__TASK INSTRUCTIONS__. For each line below that contains the string "picture", copy that line.

__DATA EXTRACT__.
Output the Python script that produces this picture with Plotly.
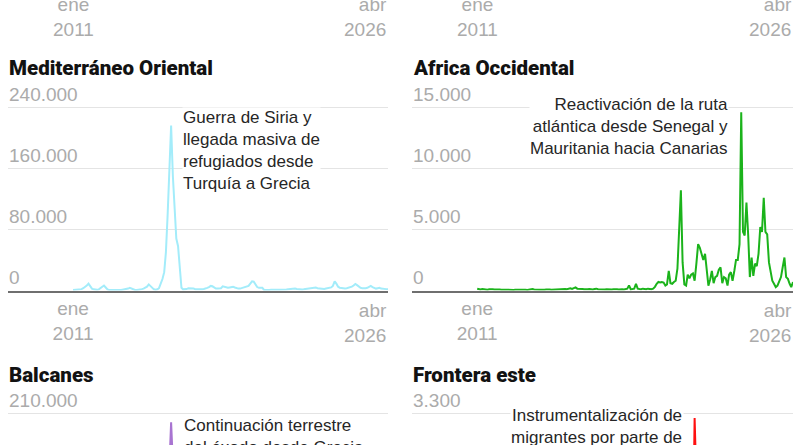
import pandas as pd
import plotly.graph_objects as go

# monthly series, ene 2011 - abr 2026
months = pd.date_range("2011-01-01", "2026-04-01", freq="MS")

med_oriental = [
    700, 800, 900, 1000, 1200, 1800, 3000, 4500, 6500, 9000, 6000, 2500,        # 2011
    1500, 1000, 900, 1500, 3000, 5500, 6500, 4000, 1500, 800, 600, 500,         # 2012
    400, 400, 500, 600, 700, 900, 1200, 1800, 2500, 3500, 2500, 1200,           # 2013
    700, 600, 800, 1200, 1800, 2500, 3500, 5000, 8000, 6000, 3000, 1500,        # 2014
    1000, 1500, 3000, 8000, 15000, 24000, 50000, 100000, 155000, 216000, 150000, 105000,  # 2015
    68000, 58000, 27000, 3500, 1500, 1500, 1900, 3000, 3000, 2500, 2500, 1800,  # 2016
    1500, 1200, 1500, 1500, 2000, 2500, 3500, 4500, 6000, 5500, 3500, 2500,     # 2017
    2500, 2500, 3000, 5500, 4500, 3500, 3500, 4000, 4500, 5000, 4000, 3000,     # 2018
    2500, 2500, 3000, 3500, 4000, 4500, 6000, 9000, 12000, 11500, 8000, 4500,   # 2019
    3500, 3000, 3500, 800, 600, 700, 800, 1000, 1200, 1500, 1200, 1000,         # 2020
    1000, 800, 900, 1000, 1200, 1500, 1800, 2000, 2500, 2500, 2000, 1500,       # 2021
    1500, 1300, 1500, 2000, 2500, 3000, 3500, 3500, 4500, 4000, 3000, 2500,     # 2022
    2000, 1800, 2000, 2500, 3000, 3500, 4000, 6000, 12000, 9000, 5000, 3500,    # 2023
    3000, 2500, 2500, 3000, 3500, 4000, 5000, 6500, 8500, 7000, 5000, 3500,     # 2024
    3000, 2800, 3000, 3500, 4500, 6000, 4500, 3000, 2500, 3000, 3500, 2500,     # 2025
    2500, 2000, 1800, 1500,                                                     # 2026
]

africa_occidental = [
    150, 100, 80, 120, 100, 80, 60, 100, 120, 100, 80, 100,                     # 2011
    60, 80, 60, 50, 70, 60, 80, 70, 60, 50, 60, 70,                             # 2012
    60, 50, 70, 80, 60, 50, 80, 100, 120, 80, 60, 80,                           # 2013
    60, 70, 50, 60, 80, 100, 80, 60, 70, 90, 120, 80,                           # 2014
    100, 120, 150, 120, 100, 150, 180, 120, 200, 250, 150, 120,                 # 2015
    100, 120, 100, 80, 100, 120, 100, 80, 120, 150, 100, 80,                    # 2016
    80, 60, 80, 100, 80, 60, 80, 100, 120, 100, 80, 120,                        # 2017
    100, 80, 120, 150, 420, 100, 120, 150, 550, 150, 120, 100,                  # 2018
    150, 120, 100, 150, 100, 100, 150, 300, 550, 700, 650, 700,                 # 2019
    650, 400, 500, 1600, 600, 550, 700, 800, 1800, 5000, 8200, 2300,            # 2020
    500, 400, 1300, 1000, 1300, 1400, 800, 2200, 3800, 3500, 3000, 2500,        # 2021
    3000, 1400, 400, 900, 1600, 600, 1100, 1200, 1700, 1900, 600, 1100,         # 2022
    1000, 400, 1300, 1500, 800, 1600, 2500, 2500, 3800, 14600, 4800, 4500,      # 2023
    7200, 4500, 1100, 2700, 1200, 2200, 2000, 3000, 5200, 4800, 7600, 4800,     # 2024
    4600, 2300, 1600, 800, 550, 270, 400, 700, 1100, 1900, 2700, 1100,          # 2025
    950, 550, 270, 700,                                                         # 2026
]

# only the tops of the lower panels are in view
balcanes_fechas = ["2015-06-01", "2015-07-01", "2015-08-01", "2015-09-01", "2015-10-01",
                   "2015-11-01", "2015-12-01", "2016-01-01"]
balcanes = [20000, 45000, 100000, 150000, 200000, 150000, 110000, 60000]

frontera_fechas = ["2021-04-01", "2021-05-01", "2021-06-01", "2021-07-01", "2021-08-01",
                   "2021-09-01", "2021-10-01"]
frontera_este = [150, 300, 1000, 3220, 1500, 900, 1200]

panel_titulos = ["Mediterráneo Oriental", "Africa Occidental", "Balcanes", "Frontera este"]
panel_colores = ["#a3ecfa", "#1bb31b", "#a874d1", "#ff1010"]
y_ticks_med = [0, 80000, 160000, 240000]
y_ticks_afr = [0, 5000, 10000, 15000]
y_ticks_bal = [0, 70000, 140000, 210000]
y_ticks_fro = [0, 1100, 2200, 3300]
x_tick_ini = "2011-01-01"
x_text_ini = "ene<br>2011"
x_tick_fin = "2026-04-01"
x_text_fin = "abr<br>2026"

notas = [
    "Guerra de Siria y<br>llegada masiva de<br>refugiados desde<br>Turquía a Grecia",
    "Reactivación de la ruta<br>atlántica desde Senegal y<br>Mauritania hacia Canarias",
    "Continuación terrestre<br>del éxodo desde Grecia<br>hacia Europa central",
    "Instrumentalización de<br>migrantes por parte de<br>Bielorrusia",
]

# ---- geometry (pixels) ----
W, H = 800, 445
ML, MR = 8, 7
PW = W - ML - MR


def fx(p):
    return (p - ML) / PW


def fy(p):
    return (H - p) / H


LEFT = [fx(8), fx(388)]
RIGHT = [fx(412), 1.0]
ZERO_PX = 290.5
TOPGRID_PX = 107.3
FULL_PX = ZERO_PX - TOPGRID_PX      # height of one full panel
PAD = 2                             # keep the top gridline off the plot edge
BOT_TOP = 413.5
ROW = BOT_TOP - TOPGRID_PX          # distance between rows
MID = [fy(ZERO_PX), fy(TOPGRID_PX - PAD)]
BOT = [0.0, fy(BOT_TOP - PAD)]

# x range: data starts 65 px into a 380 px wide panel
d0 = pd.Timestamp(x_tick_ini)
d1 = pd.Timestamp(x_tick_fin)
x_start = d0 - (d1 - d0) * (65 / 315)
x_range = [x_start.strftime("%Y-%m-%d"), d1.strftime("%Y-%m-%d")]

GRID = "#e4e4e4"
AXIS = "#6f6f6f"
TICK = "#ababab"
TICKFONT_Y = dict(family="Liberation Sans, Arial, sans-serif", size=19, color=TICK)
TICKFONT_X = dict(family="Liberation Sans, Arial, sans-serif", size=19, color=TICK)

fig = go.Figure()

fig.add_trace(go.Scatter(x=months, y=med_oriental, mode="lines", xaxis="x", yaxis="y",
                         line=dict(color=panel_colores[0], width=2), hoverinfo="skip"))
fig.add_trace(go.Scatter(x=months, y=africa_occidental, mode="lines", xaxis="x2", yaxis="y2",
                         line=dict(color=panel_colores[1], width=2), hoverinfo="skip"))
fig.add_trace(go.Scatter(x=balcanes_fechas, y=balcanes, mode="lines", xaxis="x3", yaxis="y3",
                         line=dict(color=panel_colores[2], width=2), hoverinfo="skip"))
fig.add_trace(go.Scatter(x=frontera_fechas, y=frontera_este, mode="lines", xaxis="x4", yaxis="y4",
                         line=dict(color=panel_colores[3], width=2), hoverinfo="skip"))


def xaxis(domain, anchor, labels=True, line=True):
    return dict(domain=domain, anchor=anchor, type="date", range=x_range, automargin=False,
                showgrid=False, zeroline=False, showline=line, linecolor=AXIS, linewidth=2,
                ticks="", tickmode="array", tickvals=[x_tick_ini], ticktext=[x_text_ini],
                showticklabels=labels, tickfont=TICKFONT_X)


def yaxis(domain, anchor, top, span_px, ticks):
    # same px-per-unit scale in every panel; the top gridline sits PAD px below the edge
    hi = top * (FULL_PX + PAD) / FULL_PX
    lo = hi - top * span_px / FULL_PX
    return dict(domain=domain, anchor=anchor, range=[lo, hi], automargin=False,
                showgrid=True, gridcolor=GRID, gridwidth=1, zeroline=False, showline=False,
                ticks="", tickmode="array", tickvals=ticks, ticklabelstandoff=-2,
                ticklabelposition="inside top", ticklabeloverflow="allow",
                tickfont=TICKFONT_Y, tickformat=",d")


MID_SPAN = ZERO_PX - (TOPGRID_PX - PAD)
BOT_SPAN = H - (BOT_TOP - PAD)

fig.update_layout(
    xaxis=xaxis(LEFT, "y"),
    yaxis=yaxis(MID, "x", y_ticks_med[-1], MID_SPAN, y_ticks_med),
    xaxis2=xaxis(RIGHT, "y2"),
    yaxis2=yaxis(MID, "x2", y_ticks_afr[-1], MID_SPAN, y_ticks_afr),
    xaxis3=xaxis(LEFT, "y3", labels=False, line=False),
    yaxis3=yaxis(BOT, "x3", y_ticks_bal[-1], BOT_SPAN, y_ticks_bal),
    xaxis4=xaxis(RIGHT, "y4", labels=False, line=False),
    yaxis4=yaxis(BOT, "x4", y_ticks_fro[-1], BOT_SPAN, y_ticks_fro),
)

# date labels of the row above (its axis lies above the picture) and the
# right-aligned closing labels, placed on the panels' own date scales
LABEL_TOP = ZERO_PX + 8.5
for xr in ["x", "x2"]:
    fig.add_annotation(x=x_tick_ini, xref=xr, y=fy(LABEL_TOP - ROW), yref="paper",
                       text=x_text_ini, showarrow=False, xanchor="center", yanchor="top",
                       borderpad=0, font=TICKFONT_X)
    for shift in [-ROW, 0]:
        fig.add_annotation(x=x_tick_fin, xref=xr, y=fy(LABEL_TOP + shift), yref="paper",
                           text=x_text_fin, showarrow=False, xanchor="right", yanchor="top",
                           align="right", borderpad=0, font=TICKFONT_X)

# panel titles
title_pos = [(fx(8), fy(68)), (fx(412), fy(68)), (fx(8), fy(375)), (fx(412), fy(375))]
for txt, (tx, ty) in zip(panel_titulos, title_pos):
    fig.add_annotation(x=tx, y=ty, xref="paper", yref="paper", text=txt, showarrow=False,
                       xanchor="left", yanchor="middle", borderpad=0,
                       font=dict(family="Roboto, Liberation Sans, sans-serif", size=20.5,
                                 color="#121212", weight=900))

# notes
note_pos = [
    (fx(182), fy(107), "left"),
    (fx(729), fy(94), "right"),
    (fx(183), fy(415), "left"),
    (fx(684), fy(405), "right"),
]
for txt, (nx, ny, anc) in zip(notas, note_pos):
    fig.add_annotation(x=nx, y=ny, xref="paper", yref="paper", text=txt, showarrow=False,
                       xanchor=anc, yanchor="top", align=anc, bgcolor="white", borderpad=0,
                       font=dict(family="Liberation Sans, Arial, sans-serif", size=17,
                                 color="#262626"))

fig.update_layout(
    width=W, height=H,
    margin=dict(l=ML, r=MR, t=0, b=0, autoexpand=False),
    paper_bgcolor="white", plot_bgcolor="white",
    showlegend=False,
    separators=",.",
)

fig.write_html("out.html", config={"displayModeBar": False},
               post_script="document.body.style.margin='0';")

__ANSWER TO THE TASK__.
Output the Python script that produces this picture with Plotly.
# date labels of the row above (its axis lies above the picture) and the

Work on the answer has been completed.